I have size 10 ride orion boots and I have medium burton freestyle bindings. When I first tried putting the boots in I. Couldn't do up thee bindings and then I adjusted them all the way to the biggest I could and they could do up but was a pretty tight fit. Now, the boots are broken in and I guess the bindings might have stretched a little and they fit good.


----------



## blazinden (Oct 10, 2010)

they will work just max out the bindings.i used mediums last season but moved up to large this season.


----------



## Extremo (Nov 6, 2008)

What brand bindings. I wear a size 10 and they fit in Flux M and Union M/L.


----------



## BltByKrmn (Mar 22, 2011)

I'm a size 10 and always go with Medium bindings.


----------



## Riley212 (Nov 9, 2011)

size ten w/ medium cartel bindings, fits snug but the straps arent maxed, i just had to let each out a hole.


----------



## redlude97 (Jan 9, 2008)

Do your feet hurt in the boots?
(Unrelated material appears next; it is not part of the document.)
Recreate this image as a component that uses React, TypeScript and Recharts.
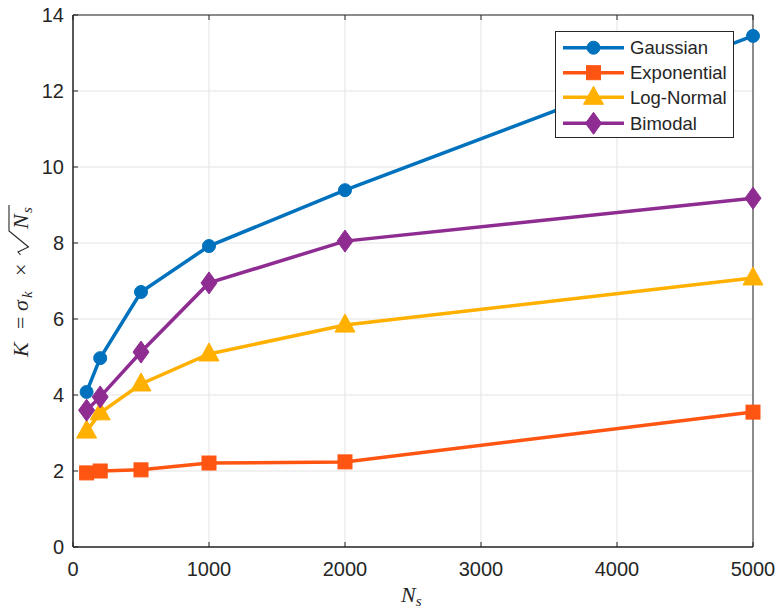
import React from 'react';
import { LineChart, Line, XAxis, YAxis, CartesianGrid, ReferenceArea } from 'recharts';

const nsValues = [100, 200, 500, 1000, 2000, 5000];
const gaussian = [4.08, 4.97, 6.71, 7.92, 9.39, 13.45];
const exponential = [1.95, 2.0, 2.03, 2.21, 2.24, 3.55];
const logNormal = [3.05, 3.53, 4.29, 5.08, 5.84, 7.08];
const bimodal = [3.6, 3.95, 5.13, 6.95, 8.05, 9.18];
const xTicks = [0, 1000, 2000, 3000, 4000, 5000];
const yTicks = [0, 2, 4, 6, 8, 10, 12, 14];

const seriesNames = ['Gaussian', 'Exponential', 'Log-Normal', 'Bimodal'];
const colors = ['#0072BD', '#FF5512', '#FFB000', '#8E2C92'];
const shapes = ['circle', 'square', 'triangle', 'diamond'];

const data = nsValues.map((n, i) => ({
  ns: n,
  Gaussian: gaussian[i],
  Exponential: exponential[i],
  'Log-Normal': logNormal[i],
  Bimodal: bimodal[i],
}));

const TICK_FONT = { fontFamily: 'Liberation Sans, Arial, sans-serif', fontSize: 20, fill: '#262626' };
const SERIF = 'Liberation Serif, Times New Roman, serif';

function Marker({ shape, cx, cy, color }: any) {
  if (cx == null || cy == null) return null;
  if (shape === 'circle') return <circle cx={cx} cy={cy} r={6.5} fill={color} stroke={color} />;
  if (shape === 'square') return <rect x={cx - 7} y={cy - 7} width={14} height={14} fill={color} stroke={color} />;
  if (shape === 'triangle')
    return <polygon points={`${cx},${cy - 11} ${cx - 10},${cy + 7} ${cx + 10},${cy + 7}`} fill={color} stroke={color} />;
  return <polygon points={`${cx},${cy - 11} ${cx - 8},${cy} ${cx},${cy + 11} ${cx + 8},${cy}`} fill={color} stroke={color} />;
}

function LegendBox() {
  const rows = [16.7, 41.7, 66.3, 92.3];
  return (
    <svg width={179} height={107} style={{ display: 'block' }}>
      <rect x={0.5} y={0.5} width={178} height={106} fill="#ffffff" stroke="#262626" strokeWidth={1} />
      {seriesNames.map((name, i) => (
        <g key={name}>
          <line x1={8} x2={69} y1={rows[i]} y2={rows[i]} stroke={colors[i]} strokeWidth={3.5} />
          <Marker shape={shapes[i]} cx={38.5} cy={rows[i]} color={colors[i]} />
          <text x={75} y={rows[i] + 6.5} style={{ fontFamily: 'Liberation Sans, Arial, sans-serif', fontSize: 18.5, fill: '#262626' }}>
            {name}
          </text>
        </g>
      ))}
    </svg>
  );
}

const YLabel = () => {
  return (
    <g transform="translate(27.5, 357) rotate(-90)">
      <text x={0} y={0} style={{ fontFamily: SERIF, fontSize: 22, fill: '#262626' }}>
        <tspan x={0} y={0} fontStyle="italic">K</tspan>
        <tspan x={28} y={0}>=</tspan>
        <tspan x={46} y={0} fontStyle="italic">σ</tspan>
        <tspan x={59} y={4} fontStyle="italic" fontSize={15}>k</tspan>
        <tspan x={81} y={0}>×</tspan>
        <tspan x={128} y={0} fontStyle="italic">N</tspan>
        <tspan x={144} y={4} fontStyle="italic" fontSize={15}>s</tspan>
      </text>
      <path d="M102,-7 L105,-9.5 L110,1 L126,-18.5 L152,-18.5" fill="none" stroke="#262626" strokeWidth={1.1} />
    </g>
  );
};

const XLabel = () => {
  return (
    <text x={401} y={602} style={{ fontFamily: SERIF, fontSize: 22, fill: '#262626' }}>
      <tspan fontStyle="italic">N</tspan>
      <tspan fontStyle="italic" fontSize={15} dy={4}>s</tspan>
    </text>
  );
};

const noTick = () => <g />;

export default function App() {
  return (
    <div style={{ position: 'absolute', left: 0, top: 0, width: 781, height: 615, background: '#fff' }}>
      <LineChart width={781} height={615} data={data} margin={{ top: 14, right: 27, bottom: 0, left: 0 }}>
        <CartesianGrid stroke="#e3e3e3" strokeWidth={1} />
        <XAxis
          dataKey="ns"
          type="number"
          domain={[0, 5000]}
          ticks={xTicks}
          tick={TICK_FONT}
          tickSize={-5}
          tickMargin={20}
          stroke="#262626"
          axisLine={{ stroke: '#262626' }}
          tickLine={{ stroke: '#262626' }}
          height={68}
          label={{ content: () => <XLabel /> }}
        />
        <XAxis
          xAxisId="top"
          orientation="top"
          dataKey="ns"
          type="number"
          domain={[0, 5000]}
          ticks={xTicks}
          tick={noTick}
          tickSize={-5}
          height={1}
          axisLine={false}
          tickLine={{ stroke: '#262626' }}
        />
        <YAxis
          type="number"
          domain={[0, 14]}
          ticks={yTicks}
          tick={TICK_FONT}
          tickSize={-5}
          tickMargin={14}
          width={73}
          stroke="#262626"
          axisLine={{ stroke: '#262626' }}
          tickLine={{ stroke: '#262626' }}
          label={{ content: () => <YLabel /> }}
        />
        <YAxis
          yAxisId="right"
          orientation="right"
          type="number"
          domain={[0, 14]}
          ticks={yTicks}
          tick={noTick}
          tickSize={-5}
          width={1}
          axisLine={false}
          tickLine={{ stroke: '#262626' }}
        />
        <ReferenceArea x1={0} x2={5000} y1={0} y2={14} fill="none" stroke="#262626" strokeWidth={1} fillOpacity={0} />
        {seriesNames.map((name, i) => (
          <Line
            key={name}
            dataKey={name}
            stroke={colors[i]}
            strokeWidth={3.5}
            isAnimationActive={false}
            dot={(p: any) => <Marker key={`${name}-${p.index}`} shape={shapes[i]} cx={p.cx} cy={p.cy} color={colors[i]} />}
            activeDot={false}
          />
        ))}
      </LineChart>
      <div style={{ position: 'absolute', left: 555, top: 31, width: 179, height: 107 }}>
        <LegendBox />
      </div>
    </div>
  );
}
Because you want your toes to touch the front, there shouldn't be much extra slop/room in the boot. I usually size down to the smallest boot I can wear for 20 mins in the store without pain, and then they pack out to the perfect size


----------



## GorgeDad (Jan 24, 2011)

Question can't be answered generically... it depends on the bindings and the boots. Binding manufacturers usually provide the boot size range for each of their bindings and they're not uniform across companies. Also, some boots have much slimmer profile than others and might fit while another boot of the same size might not. I'm a 10 too and noticed when i shopped that itsis right on the borderline of many Med. or Lg. bindings.


----------



## Edbuttifant (12 mo ago)

customsunday said:


> I have size 10 ride orion boots and I have medium burton freestyle bindings. When I first tried putting the boots in I. Couldn't do up thee bindings and then I adjusted them all the way to the biggest I could and they could do up but was a pretty tight fit. Now, the boots are broken in and I guess the bindings might have stretched a little and they fit good.


i had M Burton freestyles, and could just fit my size 9s in. They have very poor toe caps


----------



## BoarderHack89 (Mar 1, 2020)

I’m a 10.5 and squeezed into Union Force M. They fit ok but I’m sure a 10 would
Be fine


----------